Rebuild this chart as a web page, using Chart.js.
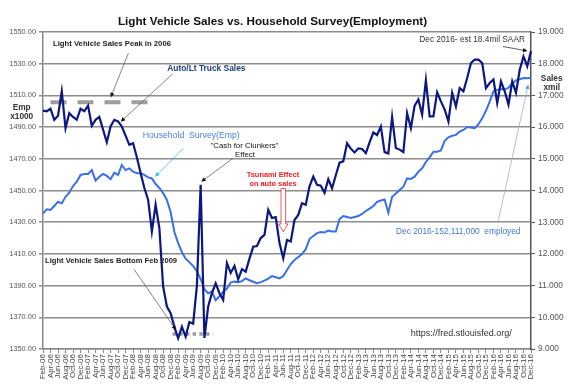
<!DOCTYPE html>
<html>
<head>
<meta charset="utf-8">
<title>Light Vehicle Sales vs. Household Survey</title>
<script src="https://cdn.jsdelivr.net/npm/chart.js@4.4.1/dist/chart.umd.min.js"></script>
<style>
  html, body { margin: 0; padding: 0; background: #fff; }
</style>
</head>
<body>
<canvas id="salesChart" width="576" height="384"></canvas>
<script>
// Months Feb-06 .. Dec-16 (one point per month)
const monthNames = ['Jan','Feb','Mar','Apr','May','Jun','Jul','Aug','Sep','Oct','Nov','Dec'];
const years = ['06','07','08','09','10','11','12','13','14','15','16'];
const monthLabels = [];
years.forEach(yr => monthNames.forEach(m => monthLabels.push(m + '-' + yr)));
monthLabels.shift(); // chart starts in Feb-06

// Auto/Lt truck sales, millions SAAR (right axis)
const vehicleSales = [
  16.52, 16.50, 16.58, 16.23, 16.36, 17.13, 15.97, 16.44, 16.32, 16.23, 16.58,        // 2006
  16.50, 16.68, 16.04, 16.23, 16.32, 15.92, 15.52, 16.02, 16.23, 16.18, 16.02, 15.73, // 2007
  15.44, 15.49, 15.05, 14.55, 14.08, 13.71, 12.71, 13.55, 12.81, 10.97, 10.34, 10.13, // 2008
  9.70, 9.34, 9.70, 9.39, 9.85, 9.80, 11.00, 14.18, 9.35, 10.34, 10.76, 11.07,        // 2009
  10.76, 10.55, 11.71, 11.40, 11.62, 11.20, 11.52, 11.44, 11.85, 12.23, 12.25, 12.50, // 2010
  12.60, 13.39, 13.13, 13.16, 12.34, 11.86, 12.44, 12.39, 13.07, 13.23, 13.60, 13.55, // 2011
  14.13, 14.44, 14.18, 14.15, 13.93, 14.36, 14.07, 14.48, 14.88, 14.92, 15.49, 15.32, // 2012
  15.20, 15.33, 15.31, 15.18, 15.52, 15.83, 15.75, 16.02, 15.21, 15.17, 16.32, 15.34, // 2013
  15.29, 15.21, 16.44, 15.97, 16.68, 16.87, 16.39, 17.48, 16.34, 16.34, 17.10, 16.81, // 2014
  16.55, 16.18, 17.08, 16.65, 17.23, 17.13, 17.55, 18.02, 18.13, 18.13, 18.02, 17.23, // 2015
  17.39, 17.50, 16.76, 17.44, 17.13, 16.71, 17.44, 17.08, 17.81, 18.23, 17.92, 18.40  // 2016
];

// Household survey employment, thousands (left axis)
const householdEmp = [
  143560, 143810, 143770, 144020, 144290, 144190, 144600, 144860, 145280, 145550, 145980,         // 2006
  146040, 146040, 146290, 145620, 145870, 146040, 145920, 145710, 146120, 145980, 146610, 146290, // 2007
  146400, 146190, 146090, 146090, 145980, 145830, 145760, 145410, 145160, 144840, 144400, 143640, // 2008
  142380, 141680, 141110, 140700, 140480, 140230, 139910, 139400, 138780, 138520, 138620, 138080, // 2009
  138330, 138620, 138810, 139190, 139250, 139220, 139280, 139450, 139340, 139240, 139150, 139220, // 2010
  139310, 139440, 139600, 139530, 139450, 139600, 139980, 140360, 140610, 140800, 140990, 141300, // 2011
  141940, 142130, 142310, 142380, 142350, 142470, 142410, 142410, 143200, 143390, 143330, 143260, // 2012
  143330, 143390, 143520, 143710, 143860, 144020, 144290, 144370, 144430, 143600, 144610, 144810, // 2013
  145030, 145240, 145760, 145730, 145870, 146190, 146400, 146800, 147090, 147450, 147450, 147530, // 2014
  148130, 148360, 148450, 148510, 148720, 148820, 149010, 148980, 148930, 149180, 149550, 150030, // 2015
  150610, 151260, 151350, 151400, 151370, 151480, 151730, 151950, 152020, 152090, 152080, 152111  // 2016
];

// reference markers (month index, sales level)
const peakMark = { from: 2, to: 28, level: 16.78 };     // 2006 peak dashes
const bottomMark = { from: 34.5, to: 45.3, level: 9.47 }; // Feb 2009 bottom dots

const FONT = '"Liberation Sans", Arial, sans-serif';

function arrow(ctx, x1, y1, x2, y2, lineColor, headColor, size) {
  const a = Math.atan2(y2 - y1, x2 - x1);
  ctx.strokeStyle = lineColor;
  ctx.lineWidth = 0.8;
  ctx.beginPath();
  ctx.moveTo(x1, y1);
  ctx.lineTo(x2 - Math.cos(a) * size * 0.7, y2 - Math.sin(a) * size * 0.7);
  ctx.stroke();
  ctx.fillStyle = headColor;
  ctx.beginPath();
  ctx.moveTo(x2, y2);
  ctx.lineTo(x2 - size * Math.cos(a - 0.45), y2 - size * Math.sin(a - 0.45));
  ctx.lineTo(x2 - size * Math.cos(a + 0.45), y2 - size * Math.sin(a + 0.45));
  ctx.closePath();
  ctx.fill();
}

function text(ctx, str, x, y, font, color, align) {
  ctx.font = font;
  ctx.fillStyle = color;
  ctx.textAlign = align || 'left';
  ctx.textBaseline = 'middle';
  ctx.fillText(str, x, y);
}

const notesPlugin = {
  id: 'notes',
  beforeDatasetsDraw(chart) {
    const { ctx, scales: { x, y1 } } = chart;
    ctx.save();
    ctx.strokeStyle = '#9d9d9d';
    ctx.lineWidth = 4;
    ctx.setLineDash([16, 11]);
    ctx.beginPath();
    ctx.moveTo(x.getPixelForValue(peakMark.from), y1.getPixelForValue(peakMark.level));
    ctx.lineTo(x.getPixelForValue(peakMark.to), y1.getPixelForValue(peakMark.level));
    ctx.stroke();
    ctx.lineWidth = 3.5;
    ctx.setLineDash([3.5, 3.2]);
    ctx.beginPath();
    ctx.moveTo(x.getPixelForValue(bottomMark.from), y1.getPixelForValue(bottomMark.level));
    ctx.lineTo(x.getPixelForValue(bottomMark.to), y1.getPixelForValue(bottomMark.level));
    ctx.stroke();
    ctx.restore();
  },
  afterDatasetsDraw(chart) {
    const { ctx } = chart;
    ctx.save();
    // title
    text(ctx, 'Light Vehicle Sales vs. Household Survey(Employment)', 272.5, 21.5, 'bold 11.7px ' + FONT, '#111', 'center');

    // axis units
    text(ctx, 'Emp', 21.7, 107.3, 'bold 8.3px ' + FONT, '#333', 'center');
    text(ctx, 'x1000', 21.7, 116.7, 'bold 8.3px ' + FONT, '#333', 'center');
    text(ctx, 'Sales', 551.7, 79, 'bold 8.3px ' + FONT, '#333', 'center');
    text(ctx, 'xmil', 551.7, 87.5, 'bold 8.3px ' + FONT, '#333', 'center');

    // 2006 peak
    text(ctx, 'Light Vehicle Sales Peak in 2006', 53, 44.3, 'bold 7.7px ' + FONT, '#222');
    arrow(ctx, 128.3, 53.3, 110.7, 97.3, '#666', '#111', 5);

    // sales label
    text(ctx, 'Auto/Lt Truck Sales', 167.3, 68.5, 'bold 8.4px ' + FONT, '#1f3d7a');
    arrow(ctx, 172.5, 74, 120.7, 121.7, '#666', '#111', 5);

    // household label
    text(ctx, 'Household  Survey(Emp)', 142.7, 135.7, '8.7px ' + FONT, '#4a7fe0');
    arrow(ctx, 183.3, 148.3, 155, 176.7, '#3cb4e6', '#3cb4e6', 5);

    // cash for clunkers
    text(ctx, '"Cash for Clunkers"', 244.5, 146, '7.8px ' + FONT, '#111', 'center');
    text(ctx, 'Effect', 245, 154.7, '7.8px ' + FONT, '#111', 'center');
    arrow(ctx, 233, 158.3, 201.3, 181.7, '#666', '#111', 5);

    // tsunami
    text(ctx, 'Tsunami Effect', 273, 175, 'bold 7.4px ' + FONT, '#ee1c1c', 'center');
    text(ctx, 'on auto sales', 273, 184, 'bold 7.4px ' + FONT, '#ee1c1c', 'center');
    ctx.strokeStyle = '#ee3030';
    ctx.fillStyle = '#fff';
    ctx.lineWidth = 0.8;
    ctx.beginPath();
    ctx.moveTo(281, 188.5);
    ctx.lineTo(285.6, 188.5);
    ctx.lineTo(285.6, 224);
    ctx.lineTo(288, 224);
    ctx.lineTo(283.3, 231.7);
    ctx.lineTo(278.6, 224);
    ctx.lineTo(281, 224);
    ctx.closePath();
    ctx.fill();
    ctx.stroke();

    // 2009 bottom
    text(ctx, 'Light Vehicle Sales Bottom Feb 2009', 45, 261, 'bold 7.6px ' + FONT, '#222');
    arrow(ctx, 134, 269.3, 176, 330, '#666', '#111', 5);

    // end of series notes
    text(ctx, 'Dec 2016- est 18.4mil SAAR', 419.3, 40, '8.3px ' + FONT, '#333');
    arrow(ctx, 503, 46.5, 527.5, 51, '#333', '#111', 5);
    text(ctx, 'Dec 2016-152,111,000  employed', 396, 231.7, '8.35px ' + FONT, '#3d7cc9');
    arrow(ctx, 498.3, 220.7, 528.3, 84.5, '#8ab4e0', '#5b9bd5', 5);

    text(ctx, 'https://fred.stlouisfed.org/', 410.7, 333.3, '9px ' + FONT, '#333');
    ctx.restore();
  }
};

const ctx = document.getElementById('salesChart').getContext('2d');
const salesChart = new Chart(ctx, {
  type: 'line',
  data: {
    labels: monthLabels,
    datasets: [{
      label: 'Auto/Lt Truck Sales',
      data: vehicleSales,
      yAxisID: 'y1',
      borderColor: '#0d1780',
      borderWidth: 2.2,
      pointRadius: 0,
      tension: 0
    }, {
      label: 'Household Survey(Emp)',
      data: householdEmp,
      yAxisID: 'y',
      borderColor: '#3b6fe6',
      borderWidth: 2,
      pointRadius: 0,
      tension: 0
    }]
  },
  options: {
    responsive: false,
    animation: false,
    layout: { padding: { top: 32, left: 0, right: 0, bottom: 0 } },
    plugins: {
      legend: { display: false },
      title: { display: false },
      tooltip: { enabled: false }
    },
    scales: {
      x: {
        offset: false,
        grid: { drawOnChartArea: false, drawTicks: true, tickLength: 4, color: '#888' },
        border: { color: '#888', width: 1.5 },
        ticks: {
          autoSkip: false,
          minRotation: 90,
          maxRotation: 90,
          padding: 1,
          color: '#444',
          font: { family: FONT, size: 8 },
          callback: (v, i) => (i % 2 === 0 ? monthLabels[i] : null)
        },
        afterFit: s => { s.height = 35; }
      },
      y: {
        position: 'left',
        min: 135000,
        max: 155000,
        grid: { color: '#8c8c8c', lineWidth: 1.5, tickLength: 4 },
        border: { color: '#888', width: 1.5 },
        ticks: {
          stepSize: 2000,
          padding: 3,
          color: '#555',
          font: { family: FONT, size: 7.4 },
          callback: v => (v / 100).toFixed(2)
        },
        afterFit: s => { s.width = 43; }
      },
      y1: {
        position: 'right',
        min: 9,
        max: 19,
        grid: { drawOnChartArea: false, tickLength: 4, color: '#555' },
        border: { color: '#555', width: 1.5 },
        ticks: {
          stepSize: 1,
          padding: 3,
          color: '#555',
          font: { family: FONT, size: 8.4 },
          callback: v => v.toFixed(3)
        },
        afterFit: s => { s.width = 45; }
      }
    }
  },
  plugins: [notesPlugin]
});
</script>
</body>
</html>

• SET TASK: Give again, word for word, every line from the top of the data above to the line holding "monthLabels.shift(); // chart", inclusive, with the pictures left out.

• SOLUTION BELOW:
Rebuild this chart as a web page, using Chart.js.
<!DOCTYPE html>
<html>
<head>
<meta charset="utf-8">
<title>Light Vehicle Sales vs. Household Survey</title>
<script src="https://cdn.jsdelivr.net/npm/chart.js@4.4.1/dist/chart.umd.min.js"></script>
<style>
  html, body { margin: 0; padding: 0; background: #fff; }
</style>
</head>
<body>
<canvas id="salesChart" width="576" height="384"></canvas>
<script>
// Months Feb-06 .. Dec-16 (one point per month)
const monthNames = ['Jan','Feb','Mar','Apr','May','Jun','Jul','Aug','Sep','Oct','Nov','Dec'];
const years = ['06','07','08','09','10','11','12','13','14','15','16'];
const monthLabels = [];
years.forEach(yr => monthNames.forEach(m => monthLabels.push(m + '-' + yr)));
monthLabels.shift(); // chart starts in Feb-06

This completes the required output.